Kosuke Hagino Rockets To First In 200 Free World Rankings

Kosuke Hagino
Photo Courtesy: Delly Carr

Kosuke Hagino rocketed to first in the world rankings for the 200 free with a scorching 1:45.50 during day three finals of the 2016 Japanese Nationals.

The women’s 100-meter backstroke continued to be a semi-lackluster event with none of the athletes bypassing the 1-minute mark. Miyuki Takemuri held her spot as the number one seed with a time 1:00.50, while Natsumi Sakai maintained second with a 1:00.56.

Anna Konishi moved up to third in the 100-meter back with a time of 1:00.84, bettering upon her prelims time of 1:01.33, leaving the race wide open for anyone in tomorrow’s finals.

Suzuka Hasegawa changed the field of the 200-meter fly with a dynamite 2:06.85 in semi-finals. Hasagawa’s time rockets her to fourth in the world rankings for 2016. Natsumi Hoshi, the reigning world champion in the 200 fly, slashed almost four seconds off her prelims time to finish with a 2:07.55, a time which falls within the top ten in the world rankings.

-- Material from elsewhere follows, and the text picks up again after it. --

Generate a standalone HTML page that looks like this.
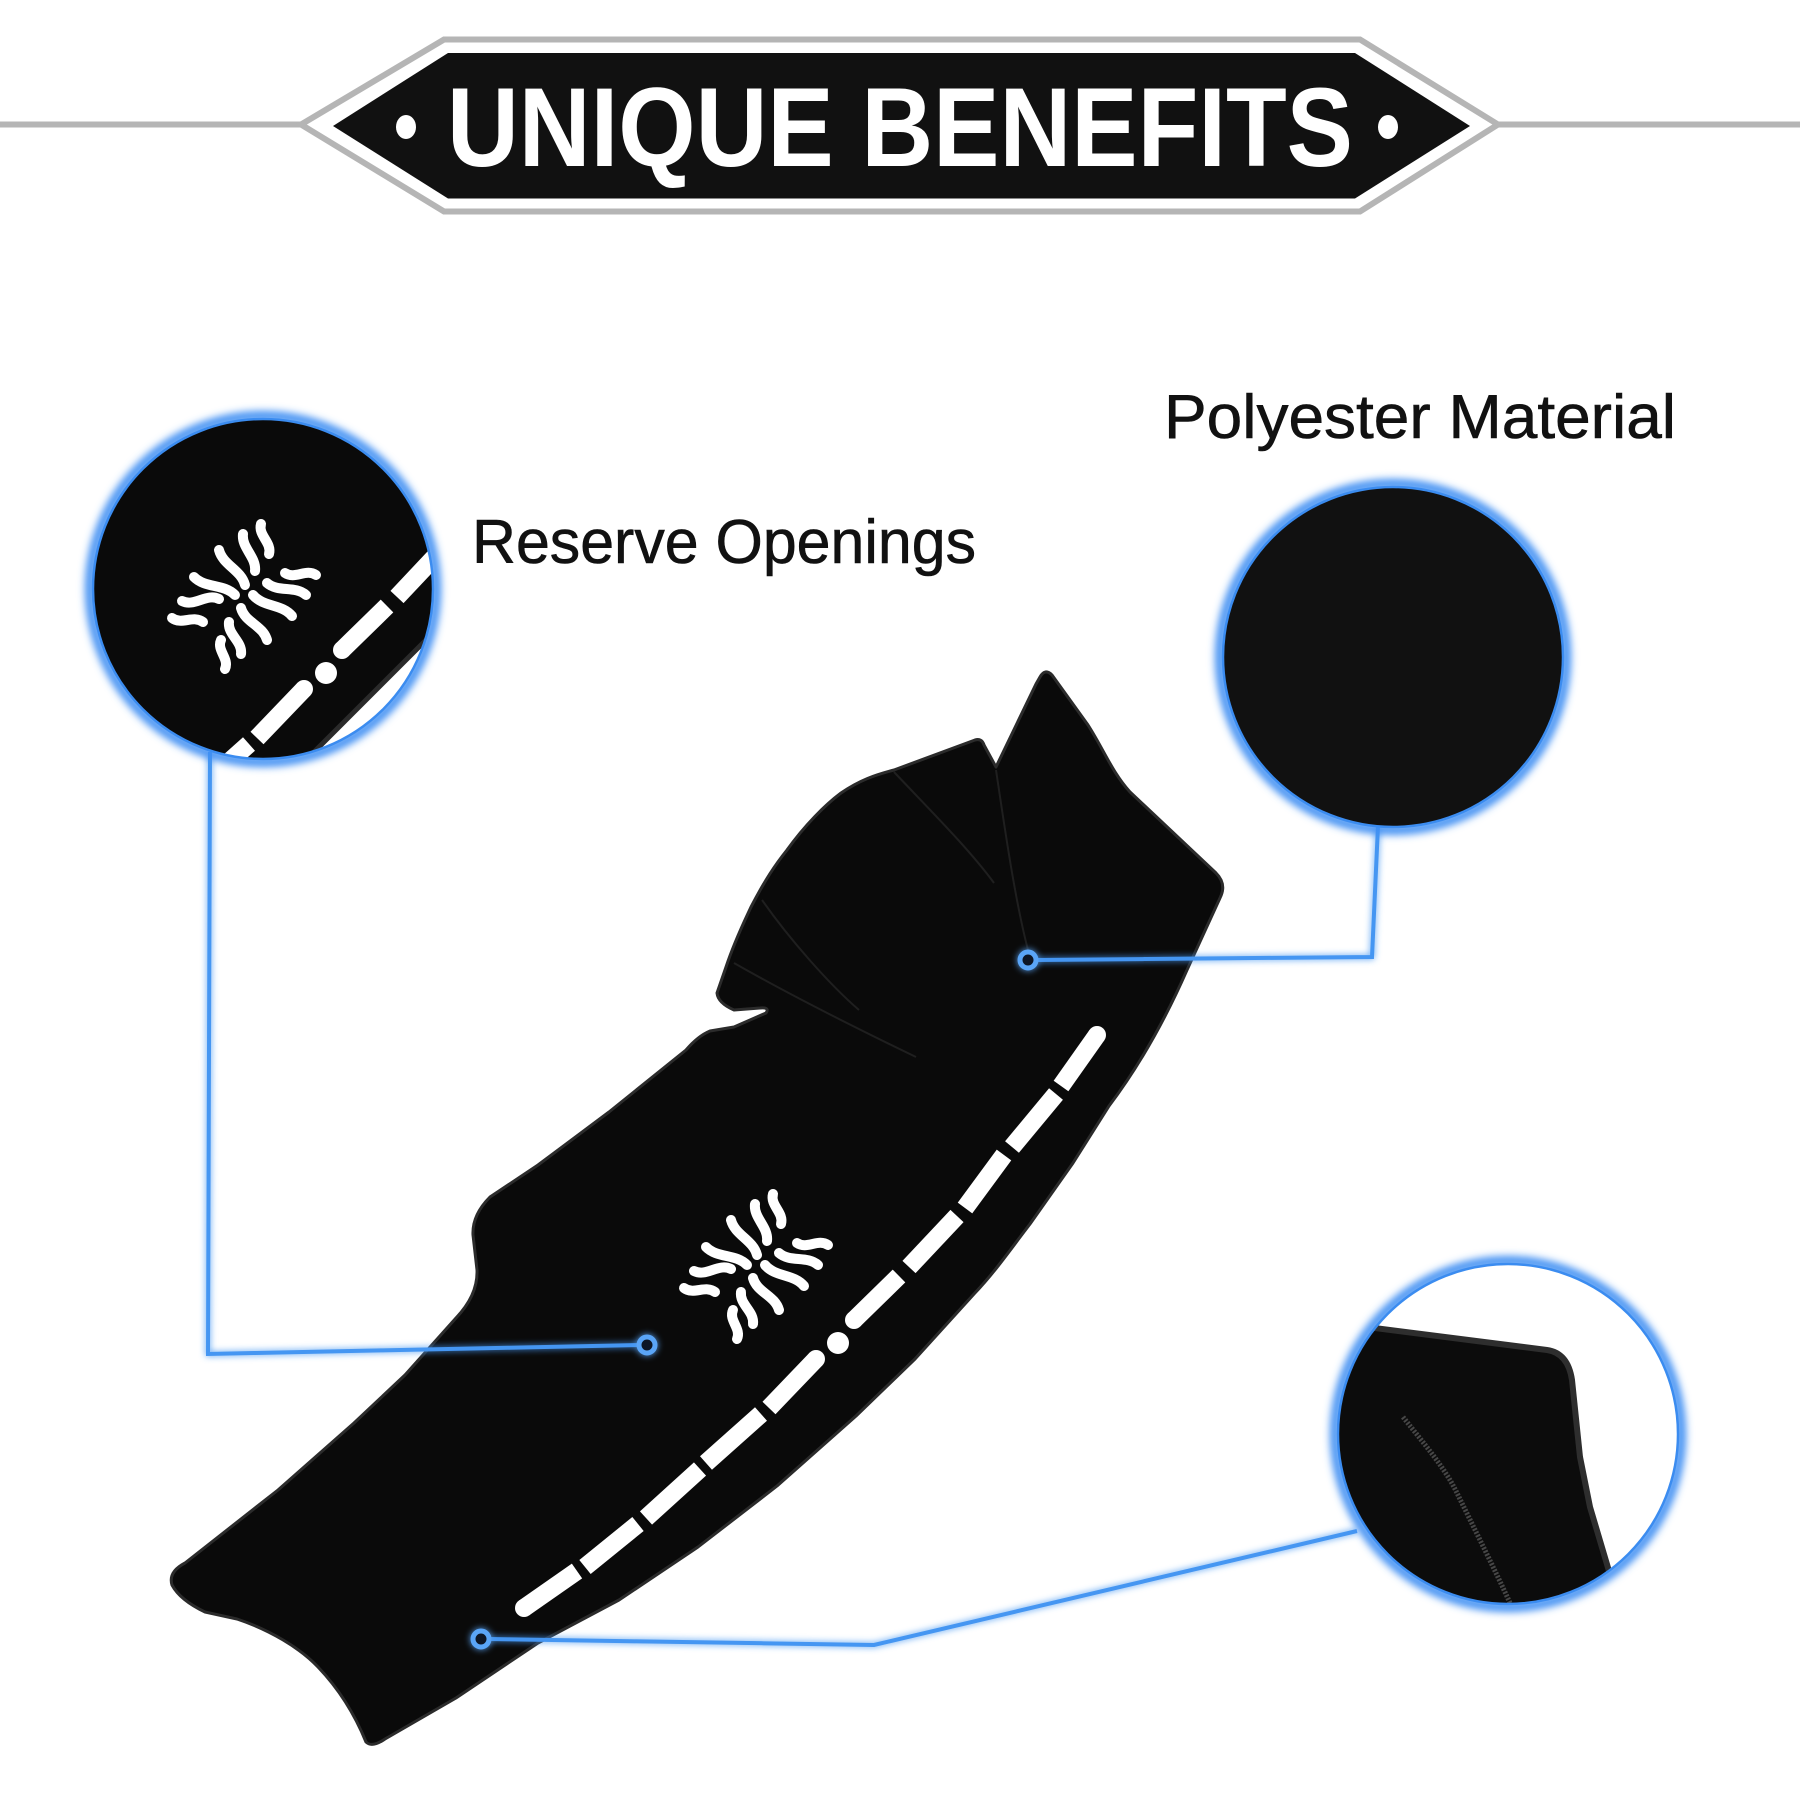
<!DOCTYPE html>
<html>
<head>
<meta charset="utf-8">
<style>
  html,body{margin:0;padding:0;background:#fff;}
  svg{display:block;}
</style>
</head>
<body>
<svg width="1800" height="1800" viewBox="0 0 1800 1800" xmlns="http://www.w3.org/2000/svg">
  <defs>
    <filter id="glow" filterUnits="userSpaceOnUse" x="0" y="0" width="1800" height="1800">
      <feGaussianBlur in="SourceGraphic" stdDeviation="3.5" result="b"/>
      <feMerge><feMergeNode in="b"/><feMergeNode in="SourceGraphic"/></feMerge>
    </filter>
    <filter id="soft" filterUnits="userSpaceOnUse" x="0" y="0" width="1800" height="1800">
      <feGaussianBlur in="SourceGraphic" stdDeviation="4"/>
    </filter>
    <clipPath id="c1"><circle cx="263" cy="589" r="170"/></clipPath>
    <clipPath id="c3"><circle cx="1508" cy="1434" r="170"/></clipPath>

    <g id="vent" fill="none" stroke="#fff" stroke-width="10" stroke-linecap="round">
      <path d="M684 1288 C693.5 1295.3 705.5 1284.7 715 1292"/>
      <path d="M694 1271 C706.6 1277.3 718.4 1262.7 731 1269"/>
      <path d="M706 1247 C717.3 1258.5 735.7 1253.5 747 1265"/>
      <path d="M797 1243 C807 1249.7 818 1238.3 828 1245"/>
      <path d="M779 1253 C790.2 1262.7 806.8 1255.3 818 1265"/>
      <path d="M765 1265 C775.2 1277.3 793.8 1273.7 804 1286"/>
      <path d="M773 1194 C769.8 1205.5 784.2 1212.5 781 1224"/>
      <path d="M755 1204 C753.3 1218.1 768.7 1226.9 767 1241"/>
      <path d="M731 1220 C735 1235.3 753 1239.7 757 1255"/>
      <path d="M753 1278 C757 1292.5 775 1295.5 779 1310"/>
      <path d="M741 1292 C739.4 1304.8 754.6 1311.2 753 1324"/>
      <path d="M733 1310 C728.3 1320.5 741.7 1328.5 737 1339"/>
    </g>

    <g id="mat">
      <path fill="#0a0a0a" stroke="#2b2b2b" stroke-width="3" stroke-linejoin="round" d="
        M 1040 677 Q 1045 668 1052 675 L 1088 725
        C 1104 750, 1112 772, 1130 792 L 1216 873 Q 1227 884 1220 898
        L 1187 970 C 1165 1020, 1140 1065, 1109 1106
        L 1073 1163 L 1030 1224 C 1010 1250, 995 1272, 974 1294
        L 915 1359 L 856 1416 L 777 1486 L 698 1547 L 619 1600 L 538 1643
        L 456 1698 L 385 1739 Q 372 1748 366 1742
        C 355 1715, 340 1690, 318 1667 C 300 1648, 270 1630, 237 1619
        L 205 1612 Q 180 1600 172 1585 Q 168 1572 185 1563
        L 278 1490 L 354 1423 L 405 1375 L 456 1318
        Q 478 1295 477 1270 L 473 1235 Q 472 1215 490 1197
        L 538 1165 L 609 1112 L 686 1050 Q 698 1036 710 1031
        L 734 1027 L 766 1013 Q 770 1007 760 1008 L 734 1010
        Q 718 1003 717 993 L 726 967
        C 735 940, 745 920, 751 907 C 765 880, 775 865, 787 850
        C 805 825, 825 805, 841 793 C 860 780, 875 775, 894 770
        L 975 740 Q 982 738 984 745 L 996 767 L 1036 684 Z"/>
      <g fill="none" stroke="#1f1f1f" stroke-width="2">
        <path d="M894 772 C 930 810, 970 850, 994 883"/>
        <path d="M996 770 C 1005 830, 1015 900, 1028 950"/>
        <path d="M762 900 C 790 940, 830 985, 859 1010"/>
        <path d="M734 963 C 790 995, 860 1030, 916 1057"/>
      </g>
      <g stroke="#fff" stroke-width="18" stroke-linecap="butt" fill="#fff">
        <line x1="1097" y1="1035" x2="1061" y2="1086"/>
        <circle cx="1097" cy="1035" r="9" stroke="none"/>
        <line x1="1056" y1="1094" x2="1012" y2="1147"/>
        <line x1="1004" y1="1155" x2="965" y2="1208"/>
        <line x1="957" y1="1216" x2="909" y2="1267"/>
        <line x1="899" y1="1276" x2="854" y2="1320"/>
        <circle cx="854" cy="1320" r="9" stroke="none"/>
        <circle cx="838" cy="1343" r="11" stroke="none"/>
        <line x1="816" y1="1359" x2="769" y2="1408"/>
        <circle cx="816" cy="1359" r="9" stroke="none"/>
        <line x1="761" y1="1414" x2="706" y2="1463"/>
        <line x1="700" y1="1469" x2="646" y2="1518"/>
        <line x1="638" y1="1524" x2="585" y2="1567"/>
        <line x1="577" y1="1571" x2="524" y2="1608"/>
        <circle cx="524" cy="1608" r="9" stroke="none"/>
      </g>
      <use href="#vent"/>
    </g>
  </defs>

  <!-- Header -->
  <line x1="0" y1="124.5" x2="1800" y2="124.5" stroke="#b5b5b5" stroke-width="6"/>
  <polygon points="444,39.5 1360,39.5 1498,124.5 1360,211.5 444,211.5 301,124.5" fill="#fff" stroke="#b5b5b5" stroke-width="6"/>
  <polygon points="448,53 1355,53 1470,126 1355,198.5 448,198.5 333,126" fill="#111"/>
  <ellipse cx="406" cy="127" rx="10" ry="12" fill="#fff"/>
  <ellipse cx="1388" cy="127" rx="10" ry="12" fill="#fff"/>
  <text x="447" y="166" font-family="'Liberation Sans', sans-serif" font-weight="bold" font-size="112" fill="#fff" textLength="906" lengthAdjust="spacingAndGlyphs">UNIQUE BENEFITS</text>

  <!-- Labels -->
  <text x="1164" y="438" font-family="'Liberation Sans', sans-serif" font-size="62" fill="#111" stroke="#111" stroke-width="0.6" textLength="512" lengthAdjust="spacingAndGlyphs">Polyester Material</text>
  <text x="472" y="563" font-family="'Liberation Sans', sans-serif" font-size="62" fill="#111" stroke="#111" stroke-width="0.6" textLength="504" lengthAdjust="spacingAndGlyphs">Reserve Openings</text>

  <!-- Main mat -->
  <use href="#mat"/>

  <!-- Connectors -->
  <g fill="none" stroke="#4596f2" stroke-width="4" stroke-linejoin="miter" filter="url(#glow)">
    <polyline points="210,752 208,1354 640,1345"/>
    <polyline points="1378,826 1372,957 1036,960"/>
    <polyline points="1357,1531 874,1645 489,1639"/>
  </g>
  <g fill="#0d1726" stroke="#5aa5f7" stroke-width="5" filter="url(#glow)">
    <circle cx="647" cy="1345" r="8"/>
    <circle cx="1028" cy="960" r="8"/>
    <circle cx="481" cy="1639" r="8"/>
  </g>

  <!-- Circle 1: Reserve openings close-up -->
  <circle cx="263" cy="589" r="173" fill="none" stroke="#3f8ff3" stroke-width="10" filter="url(#soft)"/>
  <g clip-path="url(#c1)">
    <rect x="80" y="400" width="370" height="380" fill="#fff"/>
    <use href="#mat" transform="translate(-512,-670)"/>
    <polygon points="480,586 262,804 480,804" fill="#fff"/>
    <line x1="480" y1="586" x2="262" y2="804" stroke="#2a2a2a" stroke-width="5"/>
  </g>
  <circle cx="263" cy="589" r="170" fill="none" stroke="#3b8cf0" stroke-width="2.5"/>

  <!-- Circle 2: Polyester material -->
  <circle cx="1393" cy="657" r="173" fill="none" stroke="#3f8ff3" stroke-width="10" filter="url(#soft)"/>
  <circle cx="1393" cy="657" r="170" fill="#111" stroke="#3b8cf0" stroke-width="2.5"/>

  <!-- Circle 3: edge close-up -->
  <circle cx="1508" cy="1434" r="173" fill="none" stroke="#3f8ff3" stroke-width="10" filter="url(#soft)"/>
  <g clip-path="url(#c3)">
    <rect x="1330" y="1255" width="360" height="360" fill="#fff"/>
    <path d="M1320 1321 L1547 1350 Q1568 1353 1572 1380 L1580 1457 L1590 1507 L1625 1625 L1320 1625 Z" fill="#0c0c0c" stroke="#2e2e2e" stroke-width="6" stroke-linejoin="round"/>
    <path d="M1403 1417 C1425 1445, 1445 1468, 1457 1493 C1475 1530, 1495 1570, 1510 1603" fill="none" stroke="#474747" stroke-width="5" stroke-dasharray="2 1.5"/>
  </g>
  <circle cx="1508" cy="1434" r="170" fill="none" stroke="#3b8cf0" stroke-width="2.5"/>
</svg>
</body>
</html>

Hoshi already holds the third fastest time at a 2:06.56 from the Konami Open earlier in February.

While Hasegawa and Hoshi are both under the Japanese Olympic standard of 2:07.82 it is only semi-finals, so they will have to replicate or better their swims in finals to punch their tickets to Rio.

The women of the 200-meter IM continued to keep a tight field with the top three seeds posting final times within one second of each other in semi-finals. Kanako Watanabe, the silver medalist in this event from Kazan, moved up to the top position with a time of 2:11.58. Finishing close behind was Sakiko Shimizu who turned in a time of 2:11.69 for second. Minho Teramura, the leader after prelims, fell to third with a time of 2:12.02, still under the time she led prelims with (2:12.51).

Kosuke Hagino posted his second win of the meet in the men’s 200-meter free, stopping the clock at a sizzling 1:45.50. Hagino’s time not only rockets him to the top of the 2016 world rankings, but also earned him a ticket to Rio as he finished more than one second under the Japanese Olympic standard of 1:46.89. Hagino’s swim now makes him the only other swimmer besides China’s Sun Yang to have clocked a sub-1:46 in the 2016 season.

Takeshi Matsuda improved upon his semi-finals time in the 200 free to stop the clock at a 1:46.88, but was unable to bypass the Olympic standard, needing to drop another .78 seconds. Naito Ehara turned in a time of 1:46.89 for third overall.

Rikako Ikee, the young teen phenom, surged ahead of the competition to win the women’s 200-meter free in a new Japanese junior national record of 1:57.39. Despite finishing a shy .02 seconds short of the Japanese National record (1:57.37), Ikee missed the Japanese Olympic standard by more than half a second (1:56.82) as the 200 free is the only event in which the Olympic standard is faster than the National record.

Kanako Watanabe led the women’s 100-meter breaststroke field with a final time of 1:06.57, finishing less than a second off her Japanese National record of 1:05.88 from 2014. Watanabe’s swim qualifies her for the Olympic team as she finished under the Olympic standard of 1:06.72. This is not the first 1:06 for Watanabe, however, as she currently is ranked seventh in the world with a 1:06.49 from the Japanese Intercollegiate Championships last fall.

Also under the Olympic standard is Satomi Suzuki who finished with a 1:06.72, good for second overall. Rie Kaneto, the 200-meter breaststroke National Record holder, finished with a time of 1:06.79 for the bronze.

Ryosuke Irie clinched a ticket to Rio in the men’s 100-meter back with a final time of 53.26, finishing just .01 seconds faster than his 53.27 from last October’s Tokyo stop of the World Cup Series. While Irie will need to bump up the speed if he wants to challenge Australia’s Mitch Larkin or France’s Camille LaCourt, his time was comfortably under the Japanese Olympic standard of 53.49.

Junya Hasegawa grabbed second overall with a time of 53.49, tying the Japanese Olympic standard. Only the Japanese Swimming Federation can tell us if tying the Olympic standard is good enough to earn a spot on the Olympic team. Junya Koga finished third overall with a time of 53.57, just shy of the Olympic standard.